In Odoo implementation, governance should be structured around business outcomes. That means steering committees should not spend most of their time reviewing task lists. They should instead govern utilization reporting, revenue recognition readiness, project profitability, resource allocation, approval controls, integration dependencies, data ownership and go-live risk. This is especially important in multi-company management, where one region may require local accounting practices while another depends on centralized finance operations. A governance model that separates enterprise standards from approved local extensions creates clarity for both implementation teams and business leaders.

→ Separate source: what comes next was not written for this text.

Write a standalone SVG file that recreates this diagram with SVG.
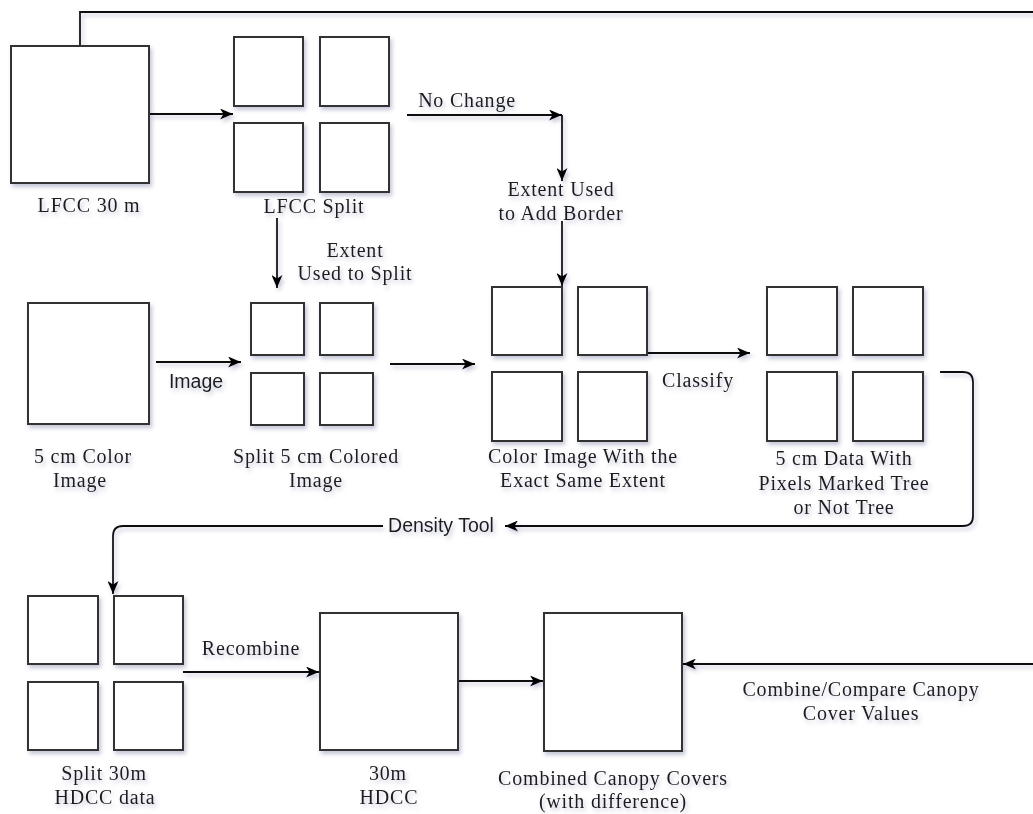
<svg xmlns="http://www.w3.org/2000/svg" width="1033" height="814" viewBox="0 0 1033 814">
  <style>
    .box { fill: #ffffff; stroke: #333333; stroke-width: 2; }
    .edge { fill: none; stroke: #111111; stroke-width: 1.8; }
    .lbl { font-family: "Liberation Serif", "Times New Roman", serif; font-size: 20px; letter-spacing: 0.8px; fill: #1a1a1a; text-anchor: middle; }
    .sans { font-family: "Liberation Sans", Arial, sans-serif; font-size: 19.5px; fill: #1a1a1a; text-anchor: middle; }
  </style>
  <defs>
    <filter id="sh" x="-20%" y="-20%" width="150%" height="150%">
      <feDropShadow dx="2" dy="3" stdDeviation="2" flood-color="#7a7fa8" flood-opacity="0.45"/>
    </filter>
    <marker id="arr" viewBox="0 0 13 11" refX="13" refY="5.5" markerWidth="13" markerHeight="11" orient="auto" markerUnits="userSpaceOnUse">
      <path d="M0,0 L13,5.5 L0,11 L3.5,5.5 Z" fill="#000000"/>
    </marker>
  </defs>
  <rect width="1033" height="814" fill="#ffffff"/>
  <g filter="url(#sh)">
    <g id="connectors">
      <path class="edge" d="M149,114 H233" marker-end="url(#arr)"/>
      <path class="edge" d="M80,46 V12 H1045 V664 H683" marker-end="url(#arr)"/>
      <path class="edge" d="M407,115 H562" marker-end="url(#arr)"/>
      <path class="edge" d="M562,115 V181" marker-end="url(#arr)"/>
      <path class="edge" d="M562,221 V286" marker-end="url(#arr)"/>
      <path class="edge" d="M277,218 V288" marker-end="url(#arr)"/>
      <path class="edge" d="M156,362 H241" marker-end="url(#arr)"/>
      <path class="edge" d="M390,364 H475" marker-end="url(#arr)"/>
      <path class="edge" d="M647,353 H750" marker-end="url(#arr)"/>
      <path class="edge" d="M940,372 H963 Q973,372 973,382 V516 Q973,526 963,526 H505" marker-end="url(#arr)"/>
      <path class="edge" d="M383,526 H123 Q113,526 113,536 V594" marker-end="url(#arr)"/>
      <path class="edge" d="M183,672 H319" marker-end="url(#arr)"/>
      <path class="edge" d="M458,681 H543" marker-end="url(#arr)"/>
      <text class="lbl" x="467" y="107">No Change</text>
      <text class="lbl" x="561" y="196">Extent Used</text>
      <text class="lbl" x="561" y="220">to Add Border</text>
      <text class="lbl" x="355" y="257">Extent</text>
      <text class="lbl" x="355" y="280">Used to Split</text>
      <text class="sans" x="196" y="388">Image</text>
      <text class="lbl" x="698" y="387">Classify</text>
      <text class="sans" x="441" y="532">Density Tool</text>
      <text class="lbl" x="251" y="655">Recombine</text>
      <text class="lbl" x="861" y="696">Combine/Compare Canopy</text>
      <text class="lbl" x="861" y="720">Cover Values</text>
    </g>
    <g id="lfcc30">
      <rect class="box" x="11" y="46" width="138" height="137"/>
      <text class="lbl" x="89" y="212">LFCC 30 m</text>
    </g>
    <g id="lfccsplit">
      <rect class="box" x="234" y="37" width="69" height="69"/>
      <rect class="box" x="320" y="37" width="69" height="69"/>
      <rect class="box" x="234" y="123" width="69" height="69"/>
      <rect class="box" x="320" y="123" width="69" height="69"/>
      <text class="lbl" x="314" y="213">LFCC Split</text>
    </g>
    <g id="color5cm">
      <rect class="box" x="28" y="303" width="121" height="121"/>
      <text class="lbl" x="83" y="463">5 cm Color</text>
      <text class="lbl" x="80" y="487">Image</text>
    </g>
    <g id="split5cm">
      <rect class="box" x="251" y="303" width="53" height="52"/>
      <rect class="box" x="320" y="303" width="53" height="52"/>
      <rect class="box" x="251" y="373" width="53" height="52"/>
      <rect class="box" x="320" y="373" width="53" height="52"/>
      <text class="lbl" x="316" y="463">Split 5 cm Colored</text>
      <text class="lbl" x="316" y="487">Image</text>
    </g>
    <g id="extentimage">
      <rect class="box" x="492" y="287" width="70" height="68"/>
      <rect class="box" x="578" y="287" width="69" height="68"/>
      <rect class="box" x="492" y="372" width="70" height="69"/>
      <rect class="box" x="578" y="372" width="69" height="69"/>
      <text class="lbl" x="583" y="463">Color Image With the</text>
      <text class="lbl" x="583" y="487">Exact Same Extent</text>
    </g>
    <g id="treedata">
      <rect class="box" x="767" y="287" width="70" height="68"/>
      <rect class="box" x="853" y="287" width="70" height="68"/>
      <rect class="box" x="767" y="372" width="70" height="69"/>
      <rect class="box" x="853" y="372" width="70" height="69"/>
      <text class="lbl" x="844" y="465">5 cm Data With</text>
      <text class="lbl" x="844" y="490">Pixels Marked Tree</text>
      <text class="lbl" x="844" y="514">or Not Tree</text>
    </g>
    <g id="split30m">
      <rect class="box" x="28" y="596" width="70" height="68"/>
      <rect class="box" x="114" y="596" width="69" height="68"/>
      <rect class="box" x="28" y="682" width="70" height="68"/>
      <rect class="box" x="114" y="682" width="69" height="68"/>
      <text class="lbl" x="104" y="780">Split 30m</text>
      <text class="lbl" x="105" y="804">HDCC data</text>
    </g>
    <g id="hdcc30m">
      <rect class="box" x="320" y="613" width="138" height="137"/>
      <text class="lbl" x="388" y="780">30m</text>
      <text class="lbl" x="389" y="804">HDCC</text>
    </g>
    <g id="combined">
      <rect class="box" x="544" y="613" width="138" height="138"/>
      <text class="lbl" x="613" y="785">Combined Canopy Covers</text>
      <text class="lbl" x="613" y="808">(with difference)</text>
    </g>
  </g>
</svg>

What should be decided during discovery, assessment and process analysis
Discovery and assessment should establish whether the organization is implementing a common operating model or simply replacing disconnected tools. That distinction changes the entire program. For professional services firms, discovery should map the lead-to-cash lifecycle, project delivery lifecycle, resource planning model, procure-to-pay controls for subcontractors and expenses, and the financial close process across all regions. The objective is not to document every exception. It is to identify which processes create enterprise value when standardized and which require controlled localization.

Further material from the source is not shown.